Latest revision as of 13:20, 18 January 2023

Binary signal  $b(t)$,  quaternary signal  $q(t)$

We consider here a binay signal  $b(t)$  and a quaternary signal  $q(t)$.

  • The two signals are rectangular in shape.  The duration of each rectangle is  $T$  (symbol duration).
  • The symbols represented by the pulse heights of the individual rectangular pulses  $($with step number  $M = 2$  or  $M = 4)$  are statistically independent.
  • Because of the bipolar signal constellation,  both signals have no DC component if the symbol probabilities are chosen appropriately  (symmetrically).
  • Because of the latter property,  it follows for the probabilities of the binary symbols:
$${\rm Pr}\big[b(t) = +b_0\big] = {\rm Pr}\big[b(t) = -b_0\big] ={1}/{2}.$$
  • In contrast,  for the quarternary signal:
$${\rm Pr}\big[q(t) = +3 \hspace{0.05cm}{\rm V}\big] = {\rm Pr}\big[q(t) = -3 \hspace{0.05cm}{\rm V}\big]= {1}/{6},$$
$${\rm Pr}\big[q(t) = +1 \hspace{0.05cm}{\rm V}\big] = {\rm Pr}\big[q(t) = -1 \hspace{0.05cm}{\rm V}\big]= {2}/{6}.$$


Hint:  This exercise belongs to the chapter  Auto-Correlation Function.



Questions

1

Calculate the ACF value  $\varphi_q(\tau = 0)$  of the quaternary signal.

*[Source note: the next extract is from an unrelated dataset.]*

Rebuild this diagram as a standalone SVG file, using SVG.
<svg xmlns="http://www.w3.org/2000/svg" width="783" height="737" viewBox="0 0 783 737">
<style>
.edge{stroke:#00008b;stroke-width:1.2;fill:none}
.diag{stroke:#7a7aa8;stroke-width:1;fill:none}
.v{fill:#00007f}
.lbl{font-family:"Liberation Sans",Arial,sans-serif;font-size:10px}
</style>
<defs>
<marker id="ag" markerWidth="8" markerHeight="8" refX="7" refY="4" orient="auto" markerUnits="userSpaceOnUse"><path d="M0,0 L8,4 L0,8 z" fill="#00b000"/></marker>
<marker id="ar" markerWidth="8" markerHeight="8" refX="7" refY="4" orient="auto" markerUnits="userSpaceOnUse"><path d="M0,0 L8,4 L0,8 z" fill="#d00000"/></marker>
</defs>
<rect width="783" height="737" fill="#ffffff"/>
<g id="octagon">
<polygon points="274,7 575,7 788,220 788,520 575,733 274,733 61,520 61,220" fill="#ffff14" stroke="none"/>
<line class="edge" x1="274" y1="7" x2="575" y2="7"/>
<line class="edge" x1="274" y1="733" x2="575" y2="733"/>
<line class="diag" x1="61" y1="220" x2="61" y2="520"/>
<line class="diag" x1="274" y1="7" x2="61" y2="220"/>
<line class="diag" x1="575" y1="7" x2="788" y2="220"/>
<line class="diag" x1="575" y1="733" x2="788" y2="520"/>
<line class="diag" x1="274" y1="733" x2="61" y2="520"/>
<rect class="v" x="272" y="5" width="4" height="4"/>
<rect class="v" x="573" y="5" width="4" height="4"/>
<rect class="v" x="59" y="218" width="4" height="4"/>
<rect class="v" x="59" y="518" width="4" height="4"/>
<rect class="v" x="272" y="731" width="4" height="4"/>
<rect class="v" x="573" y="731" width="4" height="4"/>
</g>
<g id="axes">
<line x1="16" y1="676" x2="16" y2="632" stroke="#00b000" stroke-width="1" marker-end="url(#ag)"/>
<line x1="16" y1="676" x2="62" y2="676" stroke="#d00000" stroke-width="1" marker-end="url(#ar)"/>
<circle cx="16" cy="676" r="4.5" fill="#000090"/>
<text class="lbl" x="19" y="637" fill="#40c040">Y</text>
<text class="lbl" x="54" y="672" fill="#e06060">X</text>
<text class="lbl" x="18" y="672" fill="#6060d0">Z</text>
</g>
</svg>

$\varphi_q(\tau = 0) \ = \ $

$\ \rm V^2$

2

What is the magnitude of the ACF value when  $\tau = T$ ? Justify why the ACF values for  $|\tau| > T$  are of the same size.  Sketch the ACF diagram.

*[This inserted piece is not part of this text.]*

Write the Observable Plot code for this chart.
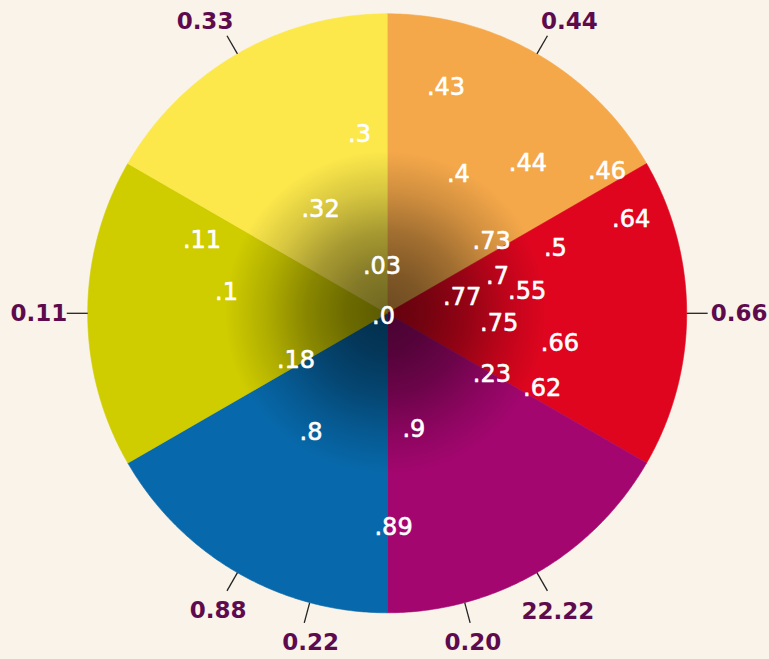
<!DOCTYPE html>
<html>
<head>
<meta charset="utf-8">
<script src="https://cdn.jsdelivr.net/npm/d3@7"></script>
<script src="https://cdn.jsdelivr.net/npm/@observablehq/plot@0.6"></script>
<style>
  html, body { margin: 0; padding: 0; background: #FAF3E9; }
  #chart svg { display: block; }
</style>
</head>
<body>
<div id="chart"></div>
<script>
// ---- Data ----
// pie sectors, clockwise from 12 o'clock (equal shares)
const sectorNames  = ["orange", "red", "magenta", "blue", "olive", "yellow"];
const sectorValues = [1, 1, 1, 1, 1, 1];
const sectorColors = ["#F5A84A", "#E0051F", "#A3066F", "#0769AB", "#CFCC00", "#FCE84B"];

// labels inside the pie: text, angle (deg, clockwise from top), radius (fraction of pie radius)
const innerLabels  = [".43", ".3", ".4", ".44", ".46", ".64", ".32", ".11", ".73", ".5", ".03", ".7",
                      ".55", ".1", ".77", ".0", ".75", ".66", ".18", ".23", ".62", ".8", ".9", ".89"];
const innerAngles  = [14.6, 351.2, 27.1, 43.2, 57.2, 68.9, 327.4, 291.6, 55.5, 68.9, 353.7, 71.3,
                      80.9, 277.4, 77.7, 234, 95.0, 99.8, 242.9, 120.3, 115.9, 212.7, 167.0, 178.3];
const innerRadii   = [0.779, 0.604, 0.522, 0.686, 0.873, 0.873, 0.413, 0.665, 0.423, 0.602, 0.157, 0.389,
                      0.473, 0.541, 0.256, 0.015, 0.375, 0.585, 0.342, 0.405, 0.575, 0.471, 0.397, 0.716];

// labels outside the pie, with leader ticks
const outerLabels      = ["0.44", "0.66", "22.22", "0.20", "0.22", "0.88", "0.11", "0.33"];
const outerTickAngles  = [30, 90, 150, 165, 195, 210, 270, 330];
const outerLabelAngles = [32.0, 90, 150.2, 165.4, 193.1, 209.6, 270, 328.0];
const outerLabelRadii  = [1.148, 1.175, 1.146, 1.135, 1.128, 1.143, 1.163, 1.148];

// ---- Geometry helpers (data -> polar -> x/y in pie-radius units) ----
const rad = (deg) => deg * Math.PI / 180;
const px = (a, r) => r * Math.sin(a);
const py = (a, r) => r * Math.cos(a);

const pie = d3.pie().sort(null).value(d => d)(sectorValues);
const sectorPts = [];
pie.forEach((p, i) => {
  const name = sectorNames[i];
  const color = sectorColors[i];
  sectorPts.push({s: name, c: color, x: 0, y: 0});
  const steps = 120;
  for (let k = 0; k <= steps; k++) {
    const a = p.startAngle + (p.endAngle - p.startAngle) * k / steps;
    sectorPts.push({s: name, c: color, x: px(a, 1), y: py(a, 1)});
  }
  sectorPts.push({s: name, c: color, x: 0, y: 0});
});

const inner = innerLabels.map((t, i) => ({
  t, x: px(rad(innerAngles[i]), innerRadii[i]), y: py(rad(innerAngles[i]), innerRadii[i])
}));

const tickLen = 1.07;
const ticks = outerTickAngles.map(a => ({
  x1: px(rad(a), 1), y1: py(rad(a), 1), x2: px(rad(a), tickLen), y2: py(rad(a), tickLen)
}));
const outer = outerLabels.map((t, i) => ({
  t, x: px(rad(outerLabelAngles[i]), outerLabelRadii[i]), y: py(rad(outerLabelAngles[i]), outerLabelRadii[i])
}));

const shadeRadius = 0.54;

const shade = (index, scales) => {
  const g = d3.create("svg:g");
  const grad = g.append("defs").append("radialGradient")
    .attr("id", "shade").attr("cx", "50%").attr("cy", "50%").attr("r", "50%");
  [[0, 0.56], [0.25, 0.48], [0.5, 0.34], [0.75, 0.15], [1, 0]].forEach(([o, op]) => {
    grad.append("stop").attr("offset", o).attr("stop-color", "#000").attr("stop-opacity", op);
  });
  const cx = scales.x(0), cy = scales.y(0);
  const R = scales.x(shadeRadius) - cx;
  g.append("circle").attr("cx", cx).attr("cy", cy).attr("r", R).attr("fill", "url(#shade)");
  return g.node();
};

const chart = Plot.plot({
  width: 769,
  height: 659,
  margin: 0,
  style: {background: "#FAF3E9", overflow: "visible"},
  x: {domain: [-1.2912, 1.2765], axis: null},
  y: {domain: [-1.1559, 1.0444], axis: null},
  color: {type: "identity"},
  marks: [
    Plot.line(sectorPts, {x: "x", y: "y", z: "s", fill: "c", stroke: "c", strokeWidth: 0.6, curve: "linear"}),
    shade,
    Plot.link(ticks, {x1: "x1", y1: "y1", x2: "x2", y2: "y2", stroke: "#222", strokeWidth: 1.3}),
    Plot.text(inner, {x: "x", y: "y", text: "t", fill: "white", stroke: "white", strokeWidth: 0.6,
      fontSize: 24, fontFamily: "'DejaVu Sans', sans-serif", fontWeight: "normal"}),
    Plot.text(outer, {x: "x", y: "y", text: "t", fill: "#5E0B4E", fontSize: 23,
      fontFamily: "'DejaVu Sans', sans-serif", fontWeight: "bold"})
  ]
});
document.getElementById("chart").append(chart);
</script>
</body>
</html>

$\varphi_q(\tau = T) \ = \ $

$\ \rm V^2$

3

With which amplitude values  $(\pm b_0)$  does the binary signal  $b(t)$  have exactly the same ACF?

$b_0\ = \ $

$\ \rm V$

4

Which of the following descriptive quantities of a stochastic process can be determined from the ACF?

Period duration.
Probability density function.
Linear mean value.
Variance.
3rd order moment.
Phase relations.


Solution

(1)  The ACF value at the point  $\tau = 0$  corresponds to the mean signal power, i.e. the variance of  $q(t)$.  For this holds:

Triangular auto-correlation function
$$\varphi_q(\tau = 0)= {1}/{6 } \cdot ({\rm 3\,V})^2 + {2}/{6 } \cdot ({\rm 1\,V})^2 + {2}/{6 } \cdot (-{\rm 1\,V})^2 + {1}/{6 } \cdot (-{\rm 3\,V})^2= \rm {22}/{6 }\, \rm V^2\hspace{0.15cm}\underline{= \rm 3.667 \,V^2}.$$


(2)  The individual symbols were assumed to be statistically independent.

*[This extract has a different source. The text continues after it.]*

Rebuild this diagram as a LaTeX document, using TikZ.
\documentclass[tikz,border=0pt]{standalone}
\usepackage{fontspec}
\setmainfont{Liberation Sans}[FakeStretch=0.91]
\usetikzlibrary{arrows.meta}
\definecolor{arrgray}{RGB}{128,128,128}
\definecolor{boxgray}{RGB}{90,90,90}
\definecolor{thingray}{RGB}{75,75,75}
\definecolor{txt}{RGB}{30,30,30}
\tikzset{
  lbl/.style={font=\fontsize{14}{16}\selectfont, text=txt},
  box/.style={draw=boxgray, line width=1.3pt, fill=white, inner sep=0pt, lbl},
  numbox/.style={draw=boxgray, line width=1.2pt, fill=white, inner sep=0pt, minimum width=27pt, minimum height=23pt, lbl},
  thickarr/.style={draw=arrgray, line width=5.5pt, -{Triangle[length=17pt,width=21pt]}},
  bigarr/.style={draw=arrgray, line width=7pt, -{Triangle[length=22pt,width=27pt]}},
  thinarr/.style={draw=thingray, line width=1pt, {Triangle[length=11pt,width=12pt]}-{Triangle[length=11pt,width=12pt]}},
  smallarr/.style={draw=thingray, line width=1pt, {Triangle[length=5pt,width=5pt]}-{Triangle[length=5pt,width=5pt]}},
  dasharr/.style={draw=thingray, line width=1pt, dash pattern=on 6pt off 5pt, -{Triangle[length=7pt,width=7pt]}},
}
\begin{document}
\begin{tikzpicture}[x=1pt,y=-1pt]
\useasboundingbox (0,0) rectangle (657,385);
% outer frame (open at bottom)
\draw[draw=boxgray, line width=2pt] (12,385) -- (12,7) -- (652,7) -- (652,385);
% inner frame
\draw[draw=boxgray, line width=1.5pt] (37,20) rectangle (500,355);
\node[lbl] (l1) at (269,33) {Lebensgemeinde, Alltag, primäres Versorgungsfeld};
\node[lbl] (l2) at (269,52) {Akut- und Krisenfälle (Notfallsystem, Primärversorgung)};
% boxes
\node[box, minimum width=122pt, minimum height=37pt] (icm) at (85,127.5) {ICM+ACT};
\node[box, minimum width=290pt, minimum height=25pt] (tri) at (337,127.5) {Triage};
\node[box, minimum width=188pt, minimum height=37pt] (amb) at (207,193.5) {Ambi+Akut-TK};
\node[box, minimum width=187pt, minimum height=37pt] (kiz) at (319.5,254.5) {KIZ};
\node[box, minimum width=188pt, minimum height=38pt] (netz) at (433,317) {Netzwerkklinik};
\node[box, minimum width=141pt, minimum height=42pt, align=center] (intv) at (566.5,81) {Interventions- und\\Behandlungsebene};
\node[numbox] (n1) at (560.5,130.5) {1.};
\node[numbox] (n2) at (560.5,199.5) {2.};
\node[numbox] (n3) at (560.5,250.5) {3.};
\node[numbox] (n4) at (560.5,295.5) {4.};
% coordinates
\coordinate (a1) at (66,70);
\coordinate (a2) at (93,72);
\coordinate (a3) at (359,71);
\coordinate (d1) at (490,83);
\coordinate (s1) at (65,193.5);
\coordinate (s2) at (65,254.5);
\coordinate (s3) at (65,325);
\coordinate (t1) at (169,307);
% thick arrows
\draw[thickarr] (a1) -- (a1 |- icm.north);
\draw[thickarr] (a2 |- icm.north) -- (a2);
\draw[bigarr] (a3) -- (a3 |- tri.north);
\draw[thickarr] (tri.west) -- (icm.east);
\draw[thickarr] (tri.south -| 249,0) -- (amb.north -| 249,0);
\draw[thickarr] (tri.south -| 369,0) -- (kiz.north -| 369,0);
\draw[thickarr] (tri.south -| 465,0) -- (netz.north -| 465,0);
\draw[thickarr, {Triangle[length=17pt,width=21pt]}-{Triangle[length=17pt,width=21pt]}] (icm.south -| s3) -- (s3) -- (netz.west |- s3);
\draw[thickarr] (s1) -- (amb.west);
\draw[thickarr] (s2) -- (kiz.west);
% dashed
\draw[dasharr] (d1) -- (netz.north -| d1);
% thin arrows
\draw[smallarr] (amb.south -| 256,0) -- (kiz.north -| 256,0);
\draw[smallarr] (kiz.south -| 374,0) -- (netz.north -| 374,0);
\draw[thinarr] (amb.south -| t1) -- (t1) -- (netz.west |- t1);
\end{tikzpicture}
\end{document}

  • Therefore,  and because of the lack of a DC component,  for any integer value of  $\nu$,  the following applies here:
$${\rm E} \big [ q(t) \cdot q ( t + \nu T) \big ] = {\rm E} \big [ q(t) \big ] \cdot {\rm E} \big [ q ( t + \nu T) \big ]\hspace{0.15cm}\underline{ = 0}.$$
  • Thus,  the ACF we are looking for has the shape sketched on the right.
  • In the range  $-T \le \tau \le +T$  the ACF is sectionwise linear,  i.e. triangular,  due to the rectangular pulse shape.


(3)  The  ACF $\varphi_b(\tau)$  of the binary signal is also identically zero due to the statistically independent symbols in the range  $| \tau| > T$. 

  • For  $-T \le \tau \le +T$  itnalso results in a triangular shape.
  • For the second moment,  one obtains:
$$\varphi_b (\tau = 0) = b_{\rm 0}^{\rm 2}.$$
  • With  $b_0\hspace{0.15cm}\underline{= 1.915\, \rm V}$  the two auto-correlation functions  $\varphi_q(\tau)$  and  $\varphi_b(\tau)$ are identical.


(4)  Correct are  the proposed solutions 1, 3, and 4.

From the autocorrelation function we can actually determine:

  • The period  $T_0$:   this is the same for the pattern signals and the ACF;
  • the linear mean:   root of the final value of the ACF for  $\tau \to \infty$; 
  • the variance:  difference of the ACF values of  $\tau = 0$  and  $\tau \to \infty$.


Cannot be determined:

  • The probability density function  $\rm (PDF)$:
          despite  $\varphi_q(\tau) =\varphi_b(\tau)$   ⇒   $f_q(q) \ne f_b(b)$;
  • the moments of higher order:
          for their calculation one needs the PDF;
  • all phase relations and symmetry properties are not recognizable from the ACF.